O “problema” da linha Storyteller, como eu disse várias vezes, é de um jogo para maiores que atingiu os menores. Esses menores não sabiam explorar direito o que os livros propunham, e o que se gerou foi uma legião de novos rpgistas individualistas cuja visão de jogo é limitada. Querendo ou não, os jogos Storyteller são, no final, uma luta interna de cada indivíduo. Uma batalha consigo mesmo. E que moleque pré-adolescente ou jovenzinho que mal tem pêlo no sovaco sabe sobre seus demônios internos? Pensando nos principais jogos da White Wolf, para eles em Vampiro: a Máscara todos têm cabelos longos e negros e usam sobretudo, Lobisomem: o Apocalipse “é para dar porrada” e Mago: a Ascensão… Bem, acho que eu conheço apenas umas quatro ou cinco pessoas que têm o refinamento para jogar Mago. O que acaba acontecendo é que Storyteller acaba sendo mal aproveitado por exigir, já em sua própria capa, que seja desfrutado por pessoas mais maduras. Preferencialmente, ainda, jogadores mais experientes.

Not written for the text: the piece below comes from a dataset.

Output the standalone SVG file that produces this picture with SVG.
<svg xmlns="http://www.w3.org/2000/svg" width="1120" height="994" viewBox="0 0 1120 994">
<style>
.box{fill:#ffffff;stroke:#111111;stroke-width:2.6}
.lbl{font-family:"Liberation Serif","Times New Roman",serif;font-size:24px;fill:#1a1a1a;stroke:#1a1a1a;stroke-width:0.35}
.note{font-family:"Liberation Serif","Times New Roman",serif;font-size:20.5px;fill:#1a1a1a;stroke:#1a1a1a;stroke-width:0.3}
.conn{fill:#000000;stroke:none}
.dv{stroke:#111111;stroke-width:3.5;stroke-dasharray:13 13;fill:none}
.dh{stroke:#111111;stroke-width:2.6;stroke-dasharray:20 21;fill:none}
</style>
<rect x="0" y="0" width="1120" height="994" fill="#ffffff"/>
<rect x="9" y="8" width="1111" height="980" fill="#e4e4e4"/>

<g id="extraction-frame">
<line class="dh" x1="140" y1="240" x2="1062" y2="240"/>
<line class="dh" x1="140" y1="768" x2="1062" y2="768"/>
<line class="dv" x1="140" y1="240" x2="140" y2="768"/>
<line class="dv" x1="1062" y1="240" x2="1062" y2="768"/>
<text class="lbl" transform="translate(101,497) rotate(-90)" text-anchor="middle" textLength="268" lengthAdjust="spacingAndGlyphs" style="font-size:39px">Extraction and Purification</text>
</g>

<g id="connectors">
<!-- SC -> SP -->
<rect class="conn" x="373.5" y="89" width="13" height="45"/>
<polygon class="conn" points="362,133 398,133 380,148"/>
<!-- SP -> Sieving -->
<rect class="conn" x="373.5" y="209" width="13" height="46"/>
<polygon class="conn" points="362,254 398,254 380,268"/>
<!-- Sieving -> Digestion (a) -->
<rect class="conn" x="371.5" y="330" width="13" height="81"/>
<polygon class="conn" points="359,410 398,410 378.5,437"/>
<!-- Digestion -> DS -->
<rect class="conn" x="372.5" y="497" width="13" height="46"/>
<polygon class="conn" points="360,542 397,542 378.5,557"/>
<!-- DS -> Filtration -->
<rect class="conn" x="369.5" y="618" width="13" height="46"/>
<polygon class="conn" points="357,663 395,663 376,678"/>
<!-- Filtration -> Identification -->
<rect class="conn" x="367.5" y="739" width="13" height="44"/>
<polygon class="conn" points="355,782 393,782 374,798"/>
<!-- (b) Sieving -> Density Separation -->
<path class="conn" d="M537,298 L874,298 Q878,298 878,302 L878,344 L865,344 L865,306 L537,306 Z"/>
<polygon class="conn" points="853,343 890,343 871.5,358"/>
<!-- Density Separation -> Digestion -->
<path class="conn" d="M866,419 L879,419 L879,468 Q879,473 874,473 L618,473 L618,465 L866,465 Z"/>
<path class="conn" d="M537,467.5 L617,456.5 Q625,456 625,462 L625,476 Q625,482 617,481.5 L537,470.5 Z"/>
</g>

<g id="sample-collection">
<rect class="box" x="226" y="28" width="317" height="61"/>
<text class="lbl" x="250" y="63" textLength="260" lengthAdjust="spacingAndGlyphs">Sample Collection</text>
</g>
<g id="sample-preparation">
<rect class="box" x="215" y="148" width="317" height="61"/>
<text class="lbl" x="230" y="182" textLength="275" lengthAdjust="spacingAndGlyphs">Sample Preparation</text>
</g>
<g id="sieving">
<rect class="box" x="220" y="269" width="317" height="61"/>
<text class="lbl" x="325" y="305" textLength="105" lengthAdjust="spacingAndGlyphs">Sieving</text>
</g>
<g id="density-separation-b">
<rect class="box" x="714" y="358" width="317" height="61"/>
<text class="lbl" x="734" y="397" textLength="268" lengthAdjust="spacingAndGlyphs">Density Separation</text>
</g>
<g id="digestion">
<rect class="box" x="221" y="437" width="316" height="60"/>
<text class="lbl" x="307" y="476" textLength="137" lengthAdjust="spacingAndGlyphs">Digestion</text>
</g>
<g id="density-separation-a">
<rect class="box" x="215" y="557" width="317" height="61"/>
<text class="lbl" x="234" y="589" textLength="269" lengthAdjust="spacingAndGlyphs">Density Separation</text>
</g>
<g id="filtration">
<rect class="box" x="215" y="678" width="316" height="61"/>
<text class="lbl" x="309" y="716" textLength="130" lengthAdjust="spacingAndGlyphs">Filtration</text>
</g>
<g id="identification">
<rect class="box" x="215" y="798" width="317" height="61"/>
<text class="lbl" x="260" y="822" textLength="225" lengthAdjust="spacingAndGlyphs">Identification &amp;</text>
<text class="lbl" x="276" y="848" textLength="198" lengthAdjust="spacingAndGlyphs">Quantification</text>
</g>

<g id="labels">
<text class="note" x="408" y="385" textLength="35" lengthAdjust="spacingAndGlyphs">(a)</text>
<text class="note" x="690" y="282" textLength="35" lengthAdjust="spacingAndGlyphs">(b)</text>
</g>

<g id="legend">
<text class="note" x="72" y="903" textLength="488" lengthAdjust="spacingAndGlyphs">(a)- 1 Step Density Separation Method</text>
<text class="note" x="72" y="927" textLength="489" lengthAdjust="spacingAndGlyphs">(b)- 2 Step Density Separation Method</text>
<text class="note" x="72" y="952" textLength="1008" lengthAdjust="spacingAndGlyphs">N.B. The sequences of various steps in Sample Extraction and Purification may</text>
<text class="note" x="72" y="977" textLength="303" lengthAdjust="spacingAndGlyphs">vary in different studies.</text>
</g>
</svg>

E o RPG tem por base, além da imaginação, além da interpretação de papéis, a idéia de cooperatividade, união, grupo. Algo que só pode ser cogitado de rompimento no caso da experiência. Ninguém se divorcia sem ter se casado antes.
Não é um ou outro aspecto que tem acabado com o espírito do jogo, e sim a junção de tudo isso. Acaba por se tornar um ciclo vicioso, porque as novas publicações não se importam muito com problemas como o invidualismo egoísta na mesa ou o complexo de power gamer. Gostaria, mesmo, de ter encontrado Gary Gygax e Dave Arneson, ou Steve Jackson ou mesmo Mark Rein-Hagen para perguntá-los o que eles acham de toda essa nova geração. Os antigos jogadores e mestres olham desolados para este novo deserto de possibilidades, incertos ainda do que fazer, se é que podem fazer algo. As coisas mudaram, e em muitos aspectos não parece ter sido para melhor. Estamos perdidos, sem saber direito qual é o nosso lugar e se ainda temos um lugar. Repetindo as sábias palavras de meu amigo Victor Hugo: acabaram com a nossa brincadeira.
E talvez, só talvez, nós estejamos realmente errados, afundados numa saudosa nostalgia, irreal e nada saudável, poderiam dizer. Mas se tem uma coisa da qual tenho certeza, é que você só pode caçar o dragão dentro da sua alma depois de ter caçado o dragão que raptou a princesa. E você nunca poderá fazê-lo sozinho.